- SUPPLIED MATERIAL -
============
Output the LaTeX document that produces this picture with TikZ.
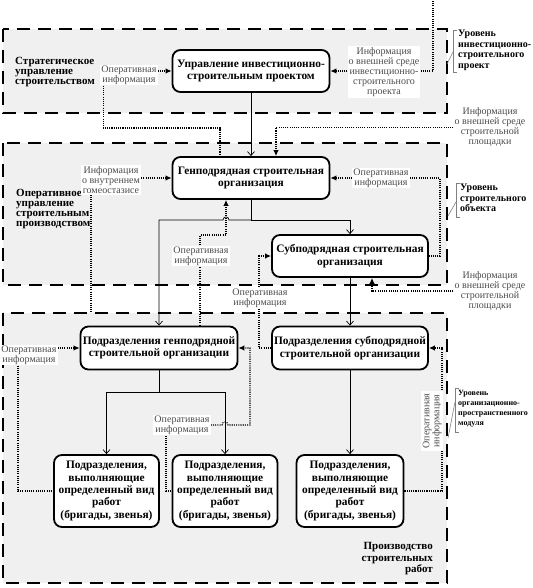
\documentclass[tikz,border=0pt]{standalone}
\usepackage{fontspec}
\setmainfont{Liberation Serif}
\usetikzlibrary{arrows.meta}
\pgfdeclarelayer{bg}
\pgfdeclarelayer{fg}
\pgfsetlayers{bg,main,fg}
\begin{document}
\begin{tikzpicture}[x=1pt,y=-1pt,
 region/.style={draw, line width=2.6pt, dash pattern=on 13pt off 8pt, fill=gray!12},
 box/.style={draw, line width=1.8pt, rounded corners=8pt, fill=white, font=\fontsize{11.4}{12.3}\selectfont\bfseries, align=center, inner sep=0pt},
 lbl/.style={fill=white, font=\fontsize{10}{10}\selectfont, text=black!70, align=center, inner sep=1pt},
 lvl/.style={font=\fontsize{10}{10.5}\selectfont\bfseries, align=left, inner sep=0pt, anchor=north west},
 reg/.style={font=\fontsize{11}{10}\selectfont\bfseries, align=left, inner sep=0pt},
 sol/.style={line width=0.7pt},
 solar/.style={sol, -{Straight Barb[length=4pt,width=7pt]}},
 info/.style={line width=1.1pt, dash pattern=on 1.1pt off 1.1pt},
 infar/.style={info, -{Latex[length=6pt,width=5.5pt]}},
 call/.style={gray, line width=0.6pt}]
\useasboundingbox (0,0) rectangle (532,588);
\begin{pgfonlayer}{bg}
\draw[region] (3,29) rectangle (447,113);
\draw[region] (3,143) rectangle (447,285);
\draw[region] (3,313) rectangle (447,583);
\end{pgfonlayer}

% boxes
\node[box, minimum width=157, minimum height=42] (B1) at (251,71) {Управление инвестиционно-\\строительным проектом};
\node[box, minimum width=157, minimum height=42] (B2) at (251,178) {Генподрядная строительная\\организация};
\node[box, minimum width=156, minimum height=42] (B3) at (350,256) {Субподрядная строительная\\организация};
\node[box, minimum width=157, minimum height=43] (B4) at (159,348) {Подразделения генподрядной\\строительной организации};
\node[box, minimum width=156, minimum height=43] (B5) at (350,348) {Подразделения субподрядной\\строительной организации};
\node[box, minimum width=105, minimum height=72] (B6) at (106.5,491) {Подразделения,\\выполняющие\\определенный вид\\работ\\(бригады, звенья)};
\node[box, minimum width=105, minimum height=72] (B7) at (225,491) {Подразделения,\\выполняющие\\определенный вид\\работ\\(бригады, звенья)};
\node[box, minimum width=107, minimum height=72] (B8) at (350,491) {Подразделения,\\выполняющие\\определенный вид\\работ\\(бригады, звенья)};

% labels
\begin{pgfonlayer}{fg}
\node[lbl] (L1) at (129,75) {Оперативная\\информация};
\node[lbl] (L2) at (384,72) {Информация\\о внешней среде\\инвестиционно-\\строительного\\проекта};
\node[lbl] (L3) at (490,127.5) {Информация\\о внешней среде\\строительной\\площадки};
\node[lbl] (L4) at (111,180) {Информация\\о внутреннем\\гомеостазисе};
\node[lbl] (L5) at (381,178) {Оперативная\\информация};
\node[lbl] (L6) at (201,256) {Оперативная\\информация};
\node[lbl] (L7) at (260,298) {Оперативная\\информация};
\node[lbl] (L8) at (490,291) {Информация\\о внешней среде\\строительной\\площадки};
\node[lbl] (L9) at (29,355) {Оперативная\\информация};
\node[lbl] (L10) at (182,425) {Оперативная\\информация};
\node[lbl, rotate=90, inner sep=2pt] (L11) at (432,421) {Оперативная\\информация};
\end{pgfonlayer}

% region titles
\node[reg, anchor=west] (S1) at (15,72) {Стратегическое\\управление\\строительством};
\node[reg, anchor=west] (S2) at (16,209) {Оперативное\\управление\\строительным\\производством};
\node[reg, anchor=east, align=right, font=\fontsize{11}{11.5}\selectfont\bfseries] (S3) at (433,559) {Производство\\строительных\\работ};

% level labels
\node[lvl] (U1) at (458,30) {Уровень\\инвестиционно-\\строительного\\проект};
\node[lvl] (U2) at (460,184) {Уровень\\строительного\\объекта};
\node[lvl, font=\fontsize{8}{10}\selectfont\bfseries] (U3) at (458,390) {Уровень\\организационно-\\пространственного\\модуля};
\draw[call] (457,30) -- (453,30) -- (453,72) -- (457,72);
\draw[call] (453,52) -- (447,64);
\draw[call] (460,183) -- (456,183) -- (456,217) -- (460,217);
\draw[call] (456,202) -- (448,216);
\draw[call] (459,388) -- (455,388) -- (455,432) -- (459,432);
\draw[call] (455,402) -- (448,438);

% solid hierarchy
\coordinate (bus) at (251,220);
\coordinate (bus2) at (159,392);
\draw[solar] (B1.south) -- (B2.north);
\draw[sol] (B2.south) -- (bus);
\draw[solar] (bus) -| (B3.north);
\draw[solar] (bus) -- (229,220) .. controls (229,216) and (223,216) .. (223,220) -- (159,220) -- (B4.north);
\draw[solar] (B3.south) -- (B5.north);
\draw[sol] (B4.south) -- (bus2);
\draw[solar] (bus2) -| (B6.north);
\draw[solar] (bus2) -| (B7.north);
\draw[solar] (B5.south) -- (B8.north);

% information flows
\coordinate (topend) at (433,0);
\coordinate (r3a) at (91,313);
\draw[infar] (L1.east |- B1.west) -- (B1.west);
\draw[info] ([xshift=3pt]L1.south west) |- (220,128) -- (220,0 |- B2.north);
\draw[infar] (L2.west |- B1.east) -- (B1.east);
\draw[info] (L2.east |- B1.east) -| (topend);
\draw[infar] (L3.west) -| (276,0 |- B2.north);
\draw[infar] (L4.east |- B2.west) -- (B2.west);
\draw[info] (91,0 |- L4.south) -- (r3a);
\draw[infar] (L5.west |- B2.east) -- (B2.east);
\draw[info] (L5.east |- B2.east) -| (440,0 |- B3.east) -- (B3.east);
\draw[info] (200,0 |- B4.north) -- (200,0 |- L6.south);
\draw[infar] (200,0 |- L6.north) |- (226,235) -- (226,0 |- B2.south);
\draw[infar] (259,0 |- L7.north) |- (B3.west);
\draw[info] (259,0 |- L7.south) |- (B5.west);
\draw[infar] (L8.west) -| (372,0 |- B3.south);
\draw[infar] (L9.east |- B4.west) -- (B4.west);
\draw[info] (18,0 |- L9.south) |- (B6.west);
\draw[infar] (L10.east) -- (222,425) .. controls (222,421) and (228,421) .. (228,425) -- (250,425) |- (B4.east);
\draw[info] (166,0 |- L10.south) |- (B7.west);
\draw[infar] (B8.east) -| (442,0 |- B5.east) -- (B5.east);
\end{tikzpicture}
\end{document}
============
Transcribe all of the material exactly, leaving out whatever pictures it contains.

- ANSWER BELOW -
Output the LaTeX document that produces this picture with TikZ.
\documentclass[tikz,border=0pt]{standalone}
\usepackage{fontspec}
\setmainfont{Liberation Serif}
\usetikzlibrary{arrows.meta}
\pgfdeclarelayer{bg}
\pgfdeclarelayer{fg}
\pgfsetlayers{bg,main,fg}
\begin{document}
\begin{tikzpicture}[x=1pt,y=-1pt,
 region/.style={draw, line width=2.6pt, dash pattern=on 13pt off 8pt, fill=gray!12},
 box/.style={draw, line width=1.8pt, rounded corners=8pt, fill=white, font=\fontsize{11.4}{12.3}\selectfont\bfseries, align=center, inner sep=0pt},
 lbl/.style={fill=white, font=\fontsize{10}{10}\selectfont, text=black!70, align=center, inner sep=1pt},
 lvl/.style={font=\fontsize{10}{10.5}\selectfont\bfseries, align=left, inner sep=0pt, anchor=north west},
 reg/.style={font=\fontsize{11}{10}\selectfont\bfseries, align=left, inner sep=0pt},
 sol/.style={line width=0.7pt},
 solar/.style={sol, -{Straight Barb[length=4pt,width=7pt]}},
 info/.style={line width=1.1pt, dash pattern=on 1.1pt off 1.1pt},
 infar/.style={info, -{Latex[length=6pt,width=5.5pt]}},
 call/.style={gray, line width=0.6pt}]
\useasboundingbox (0,0) rectangle (532,588);
\begin{pgfonlayer}{bg}
\draw[region] (3,29) rectangle (447,113);
\draw[region] (3,143) rectangle (447,285);
\draw[region] (3,313) rectangle (447,583);
\end{pgfonlayer}

% boxes
\node[box, minimum width=157, minimum height=42] (B1) at (251,71) {Управление инвестиционно-\\строительным проектом};
\node[box, minimum width=157, minimum height=42] (B2) at (251,178) {Генподрядная строительная\\организация};
\node[box, minimum width=156, minimum height=42] (B3) at (350,256) {Субподрядная строительная\\организация};
\node[box, minimum width=157, minimum height=43] (B4) at (159,348) {Подразделения генподрядной\\строительной организации};
\node[box, minimum width=156, minimum height=43] (B5) at (350,348) {Подразделения субподрядной\\строительной организации};
\node[box, minimum width=105, minimum height=72] (B6) at (106.5,491) {Подразделения,\\выполняющие\\определенный вид\\работ\\(бригады, звенья)};
\node[box, minimum width=105, minimum height=72] (B7) at (225,491) {Подразделения,\\выполняющие\\определенный вид\\работ\\(бригады, звенья)};
\node[box, minimum width=107, minimum height=72] (B8) at (350,491) {Подразделения,\\выполняющие\\определенный вид\\работ\\(бригады, звенья)};

% labels
\begin{pgfonlayer}{fg}
\node[lbl] (L1) at (129,75) {Оперативная\\информация};
\node[lbl] (L2) at (384,72) {Информация\\о внешней среде\\инвестиционно-\\строительного\\проекта};
\node[lbl] (L3) at (490,127.5) {Информация\\о внешней среде\\строительной\\площадки};
\node[lbl] (L4) at (111,180) {Информация\\о внутреннем\\гомеостазисе};
\node[lbl] (L5) at (381,178) {Оперативная\\информация};
\node[lbl] (L6) at (201,256) {Оперативная\\информация};
\node[lbl] (L7) at (260,298) {Оперативная\\информация};
\node[lbl] (L8) at (490,291) {Информация\\о внешней среде\\строительной\\площадки};
\node[lbl] (L9) at (29,355) {Оперативная\\информация};
\node[lbl] (L10) at (182,425) {Оперативная\\информация};
\node[lbl, rotate=90, inner sep=2pt] (L11) at (432,421) {Оперативная\\информация};
\end{pgfonlayer}

% region titles
\node[reg, anchor=west] (S1) at (15,72) {Стратегическое\\управление\\строительством};
\node[reg, anchor=west] (S2) at (16,209) {Оперативное\\управление\\строительным\\производством};
\node[reg, anchor=east, align=right, font=\fontsize{11}{11.5}\selectfont\bfseries] (S3) at (433,559) {Производство\\строительных\\работ};

% level labels
\node[lvl] (U1) at (458,30) {Уровень\\инвестиционно-\\строительного\\проект};
\node[lvl] (U2) at (460,184) {Уровень\\строительного\\объекта};
\node[lvl, font=\fontsize{8}{10}\selectfont\bfseries] (U3) at (458,390) {Уровень\\организационно-\\пространственного\\модуля};
\draw[call] (457,30) -- (453,30) -- (453,72) -- (457,72);
\draw[call] (453,52) -- (447,64);
\draw[call] (460,183) -- (456,183) -- (456,217) -- (460,217);
\draw[call] (456,202) -- (448,216);
\draw[call] (459,388) -- (455,388) -- (455,432) -- (459,432);
\draw[call] (455,402) -- (448,438);

% solid hierarchy
\coordinate (bus) at (251,220);
\coordinate (bus2) at (159,392);
\draw[solar] (B1.south) -- (B2.north);
\draw[sol] (B2.south) -- (bus);
\draw[solar] (bus) -| (B3.north);
\draw[solar] (bus) -- (229,220) .. controls (229,216) and (223,216) .. (223,220) -- (159,220) -- (B4.north);
\draw[solar] (B3.south) -- (B5.north);
\draw[sol] (B4.south) -- (bus2);
\draw[solar] (bus2) -| (B6.north);
\draw[solar] (bus2) -| (B7.north);
\draw[solar] (B5.south) -- (B8.north);

% information flows
\coordinate (topend) at (433,0);
\coordinate (r3a) at (91,313);
\draw[infar] (L1.east |- B1.west) -- (B1.west);
\draw[info] ([xshift=3pt]L1.south west) |- (220,128) -- (220,0 |- B2.north);
\draw[infar] (L2.west |- B1.east) -- (B1.east);
\draw[info] (L2.east |- B1.east) -| (topend);
\draw[infar] (L3.west) -| (276,0 |- B2.north);
\draw[infar] (L4.east |- B2.west) -- (B2.west);
\draw[info] (91,0 |- L4.south) -- (r3a);
\draw[infar] (L5.west |- B2.east) -- (B2.east);
\draw[info] (L5.east |- B2.east) -| (440,0 |- B3.east) -- (B3.east);
\draw[info] (200,0 |- B4.north) -- (200,0 |- L6.south);
\draw[infar] (200,0 |- L6.north) |- (226,235) -- (226,0 |- B2.south);
\draw[infar] (259,0 |- L7.north) |- (B3.west);
\draw[info] (259,0 |- L7.south) |- (B5.west);
\draw[infar] (L8.west) -| (372,0 |- B3.south);
\draw[infar] (L9.east |- B4.west) -- (B4.west);
\draw[info] (18,0 |- L9.south) |- (B6.west);
\draw[infar] (L10.east) -- (222,425) .. controls (222,421) and (228,421) .. (228,425) -- (250,425) |- (B4.east);
\draw[info] (166,0 |- L10.south) |- (B7.west);
\draw[infar] (B8.east) -| (442,0 |- B5.east) -- (B5.east);
\end{tikzpicture}
\end{document}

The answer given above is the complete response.